SET EXERCISE :: Your copy should hold exactly the lines from the one containing "Write a LaTeX" to the one containing "(notC) at (706.5,308)", inclusive, with no pictures.

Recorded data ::
** Start **

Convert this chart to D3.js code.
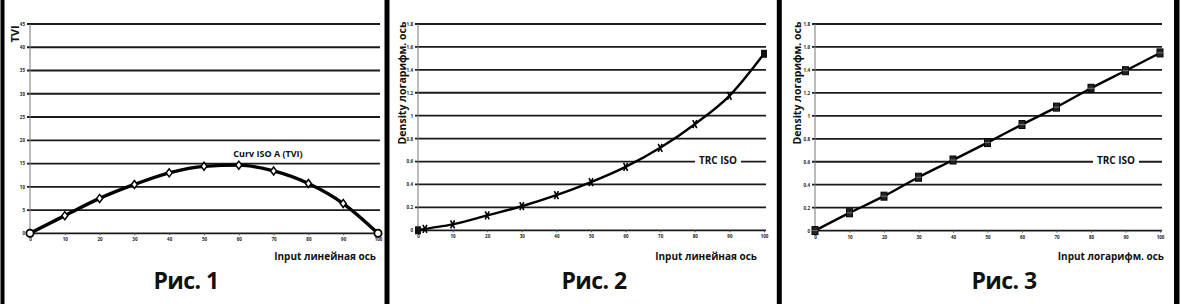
<!DOCTYPE html>
<html><head><meta charset="utf-8">
<script src="https://cdn.jsdelivr.net/npm/d3@7"></script>
<style>html,body{margin:0;padding:0;background:#fff;}svg{display:block;}text{font-family:"Open Sans","Noto Sans",sans-serif;}</style>
</head><body>
<svg id="c" width="1181" height="304"></svg>
<script>
// ---- data ----
const inputX = [0, 10, 20, 30, 40, 50, 60, 70, 80, 90, 100];
const tviValues = [0, 3.8, 7.5, 10.5, 13.0, 14.4, 14.65, 13.4, 10.7, 6.4, 0];
const trcLinX = [0, 2, 10, 20, 30, 40, 50, 60, 70, 80, 90, 100];
const trcLinValues = [0, 0.012, 0.052, 0.13, 0.21, 0.306, 0.42, 0.553, 0.72, 0.926, 1.173, 1.54];
const trcLogValues = [0, 0.155, 0.30, 0.465, 0.615, 0.767, 0.924, 1.076, 1.24, 1.393, 1.548];
const tviTicks = [0, 5, 10, 15, 20, 25, 30, 35, 40, 45];
const densityTicks = [0, 0.2, 0.4, 0.6, 0.8, 1, 1.2, 1.4, 1.6, 1.8];
const xTicks = [0, 10, 20, 30, 40, 50, 60, 70, 80, 90, 100];
const figLabels = ["Рис. 1", "Рис. 2", "Рис. 3"];
const yTitles = ["TVI", "Density логарифм. ось", "Density логарифм. ось"];
const xTitles = ["Input линейная ось", "Input линейная ось", "Input логарифм. ось"];
const curveLabels = ["Curv ISO A (TVI)", "TRC ISO", "TRC ISO"];

const svg = d3.select("#c");
svg.append("rect").attr("width",1181).attr("height",304).attr("fill","#fff");

const panels = [
  {x0:30, x1:378, y0:24, y1:233.3, dom:[0,45], ticks:tviTicks, xs:inputX, ys:tviValues, marker:"diamond", lw:3.4,
   ytx:15, yty:34, xtx:376, fig:186, lab:[268,157], labGap:[230,306], fmt:d=>d},
  {x0:418, x1:764, y0:24, y1:230.3, dom:[0,1.8], ticks:densityTicks, xs:trcLinX, ys:trcLinValues, marker:"cross", lw:2.4,
   ytx:402, yty:83, xtx:757, fig:594, lab:[718,164], labGap:[695,741], fmt:d=>d},
  {x0:815, x1:1160, y0:24, y1:230.6, dom:[0,1.8], ticks:densityTicks, xs:inputX, ys:trcLogValues, marker:"square", lw:2.4,
   ytx:797, yty:83, xtx:1164, fig:1004, lab:[1116,164], labGap:[1093,1139], fmt:d=>d}
];

panels.forEach((p,i)=>{
  const x = d3.scaleLinear().domain([0,100]).range([p.x0,p.x1]);
  const y = d3.scaleLinear().domain(p.dom).range([p.y1,p.y0]);
  const g = svg.append("g");
  // gridlines
  g.selectAll("line.grid").data(p.ticks).join("line")
    .attr("x1",p.x0-3).attr("x2",p.x1+2)
    .attr("y1",d=>y(d)).attr("y2",d=>y(d))
    .attr("stroke","#1a1a1a").attr("stroke-width",1.8);
  // y axis vertical
  g.append("line").attr("x1",p.x0).attr("x2",p.x0).attr("y1",p.y0).attr("y2",p.y1)
    .attr("stroke","#777").attr("stroke-width",1);
  // y tick labels
  const yAxis = d3.axisLeft(y).tickValues(p.ticks).tickSize(0).tickPadding(5).tickFormat(p.fmt);
  const ya = g.append("g").attr("transform",`translate(${p.x0},0)`).call(yAxis);
  ya.select(".domain").remove();
  ya.selectAll("text").attr("font-size",4.5).attr("font-weight",700).attr("fill","#222");
  // x tick labels
  const xAxis = d3.axisBottom(x).tickValues(xTicks).tickSize(2).tickPadding(3);
  const xa = g.append("g").attr("transform",`translate(0,${p.y1})`).call(xAxis);
  xa.select(".domain").remove();
  xa.selectAll("line").attr("stroke","#555");
  xa.selectAll("text").attr("font-size",4.5).attr("font-weight",700).attr("fill","#222");
  // curve label with white gap
  g.append("rect").attr("x",p.labGap[0]).attr("y",p.lab[1]-10).attr("width",p.labGap[1]-p.labGap[0]).attr("height",13).attr("fill","#fff");
  g.append("text").attr("x",p.lab[0]).attr("y",p.lab[1]).attr("text-anchor","middle")
    .attr("font-size",i===0?9:10).attr("font-weight",700).attr("fill","#111").text(curveLabels[i]);
  // curve
  const pts = p.xs.map((v,k)=>[v,p.ys[k]]);
  const line = d3.line().x(d=>x(d[0])).y(d=>y(d[1])).curve(d3.curveMonotoneX);
  g.append("path").attr("d",line(pts)).attr("fill","none").attr("stroke","#000").attr("stroke-width",p.lw)
    .attr("stroke-linejoin","round");
  // markers
  pts.forEach((d,k)=>{
    const cx = x(d[0]), cy = y(d[1]);
    const last = k===pts.length-1, first = k===0;
    if (p.marker==="diamond") {
      if (first||last) {
        g.append("circle").attr("cx",cx).attr("cy",cy).attr("r",3.6).attr("fill","#fff").attr("stroke","#000").attr("stroke-width",1.8);
      } else {
        g.append("path").attr("d",`M${cx},${cy-4}L${cx+3},${cy}L${cx},${cy+4}L${cx-3},${cy}Z`)
          .attr("fill","#fff").attr("stroke","#000").attr("stroke-width",1.5);
      }
    } else if (p.marker==="cross") {
      if (first||last) {
        g.append("rect").attr("x",cx-3).attr("y",cy-4).attr("width",6).attr("height",8).attr("fill","#111");
      } else {
        g.append("path").attr("d",`M${cx-2},${cy-4}L${cx+2},${cy+4}M${cx+2},${cy-4}L${cx-2},${cy+4}`)
          .attr("stroke","#000").attr("stroke-width",1.6);
      }
    } else {
      g.append("rect").attr("x",cx-3).attr("y",cy-4).attr("width",6).attr("height",8)
        .attr("fill","#222").attr("stroke","#000").attr("stroke-width",1);
      g.append("line").attr("x1",cx-3).attr("x2",cx+3).attr("y1",cy).attr("y2",cy).attr("stroke","#888").attr("stroke-width",0.8);
    }
  });
  // y title
  g.append("text").attr("transform",`translate(${p.ytx},${p.yty}) rotate(-90)`).attr("text-anchor","middle")
    .attr("dy","0.35em").attr("font-size",i===0?11:10.5).attr("font-weight",700).attr("fill","#111").text(yTitles[i]);
  // x title
  g.append("text").attr("x",p.xtx).attr("y",260).attr("text-anchor","end")
    .attr("font-size",10).attr("font-weight",700).attr("fill","#111").text(xTitles[i]);
  // figure label
  g.append("text").attr("x",p.fig).attr("y",289).attr("text-anchor","middle")
    .attr("font-size",23).attr("font-weight",700).attr("fill","#111").attr("letter-spacing",-0.6).text(figLabels[i]);
});

// panel borders
const bars = [[0.5,4],[384.5,5],[776.8,5],[1174,5.5]];
svg.selectAll("rect.bar").data(bars).join("rect").attr("x",d=>d[0]).attr("y",0).attr("width",d=>d[1]).attr("height",304).attr("fill","#000");
</script>
</body></html>
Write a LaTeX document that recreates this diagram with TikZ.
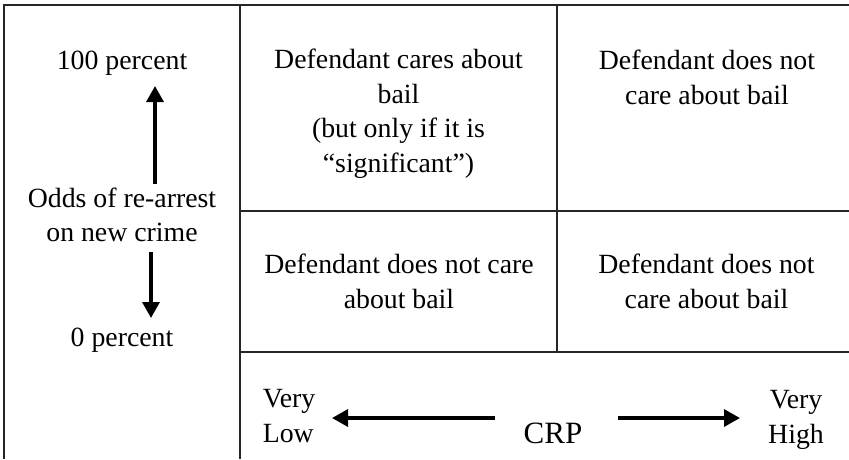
\documentclass[tikz,border=0pt]{standalone}
\usepackage{fontspec}
\setmainfont{Liberation Serif}
\usetikzlibrary{arrows.meta}

\begin{document}
\begin{tikzpicture}[x=1pt, y=-1pt, line width=1.6pt,
  txt/.style={font=\fontsize{27.8}{34.5}\selectfont, align=center, inner sep=0pt, anchor=base},
  arr/.style={line width=3.3pt, -{Triangle[length=16pt,width=17pt]}}]
\useasboundingbox (0,0) rectangle (849,459);
% 表格线
\draw[black!85] (4,459) -- (4,5) -- (849,5);
\draw[black!85] (240,5) -- (240,459);
\draw[black!85] (557,5) -- (557,352);
\draw[black!85] (240,211) -- (849,211);
\draw[black!85] (240,352) -- (849,352);

% 左栏: 再逮捕的几率
\node[txt] (hundred) at (122,69) {100 percent};
\node[txt] (odds) at (122,241.5) {Odds of re-arrest\\on new crime};
\node[txt] (zero) at (122,346) {0 percent};
\coordinate (upS) at (155,184);
\coordinate (upE) at (155,86);
\coordinate (dnS) at (151,252);
\coordinate (dnE) at (151,318);
\draw[arr] (upS) -- (upE);
\draw[arr] (dnS) -- (dnE);

% 四个格子
\node[txt] (cares) at (398.5,172) {Defendant cares about\\bail\\(but only if it is\\“significant”)};
\node[txt] (notA) at (707,104) {Defendant does not\\care about bail};
\node[txt] (notB) at (399,308) {Defendant does not care\\about bail};
\node[txt] (notC) at (706.5,308) {Defendant does not\\care about bail};

% 底栏: CRP
\node[txt, align=left, anchor=base west] (vlow) at (262,442) {Very\\Low};
\node[txt] (vhigh) at (796,443) {Very\\High};
\node[txt, font=\fontsize{31}{34.5}\selectfont] (crp) at (553,443) {CRP};
\coordinate (lS) at (495,418);
\coordinate (lE) at (332,418);
\coordinate (rS) at (618,418);
\coordinate (rE) at (740,418);
\draw[arr] (lS) -- (lE);
\draw[arr] (rS) -- (rE);
\end{tikzpicture}
\end{document}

** End **

SOLUTION FOR THIS PROBLEM ::
Write a LaTeX document that recreates this diagram with TikZ.
\documentclass[tikz,border=0pt]{standalone}
\usepackage{fontspec}
\setmainfont{Liberation Serif}
\usetikzlibrary{arrows.meta}

\begin{document}
\begin{tikzpicture}[x=1pt, y=-1pt, line width=1.6pt,
  txt/.style={font=\fontsize{27.8}{34.5}\selectfont, align=center, inner sep=0pt, anchor=base},
  arr/.style={line width=3.3pt, -{Triangle[length=16pt,width=17pt]}}]
\useasboundingbox (0,0) rectangle (849,459);
% 表格线
\draw[black!85] (4,459) -- (4,5) -- (849,5);
\draw[black!85] (240,5) -- (240,459);
\draw[black!85] (557,5) -- (557,352);
\draw[black!85] (240,211) -- (849,211);
\draw[black!85] (240,352) -- (849,352);

% 左栏: 再逮捕的几率
\node[txt] (hundred) at (122,69) {100 percent};
\node[txt] (odds) at (122,241.5) {Odds of re-arrest\\on new crime};
\node[txt] (zero) at (122,346) {0 percent};
\coordinate (upS) at (155,184);
\coordinate (upE) at (155,86);
\coordinate (dnS) at (151,252);
\coordinate (dnE) at (151,318);
\draw[arr] (upS) -- (upE);
\draw[arr] (dnS) -- (dnE);

% 四个格子
\node[txt] (cares) at (398.5,172) {Defendant cares about\\bail\\(but only if it is\\“significant”)};
\node[txt] (notA) at (707,104) {Defendant does not\\care about bail};
\node[txt] (notB) at (399,308) {Defendant does not care\\about bail};
\node[txt] (notC) at (706.5,308) {Defendant does not\\care about bail};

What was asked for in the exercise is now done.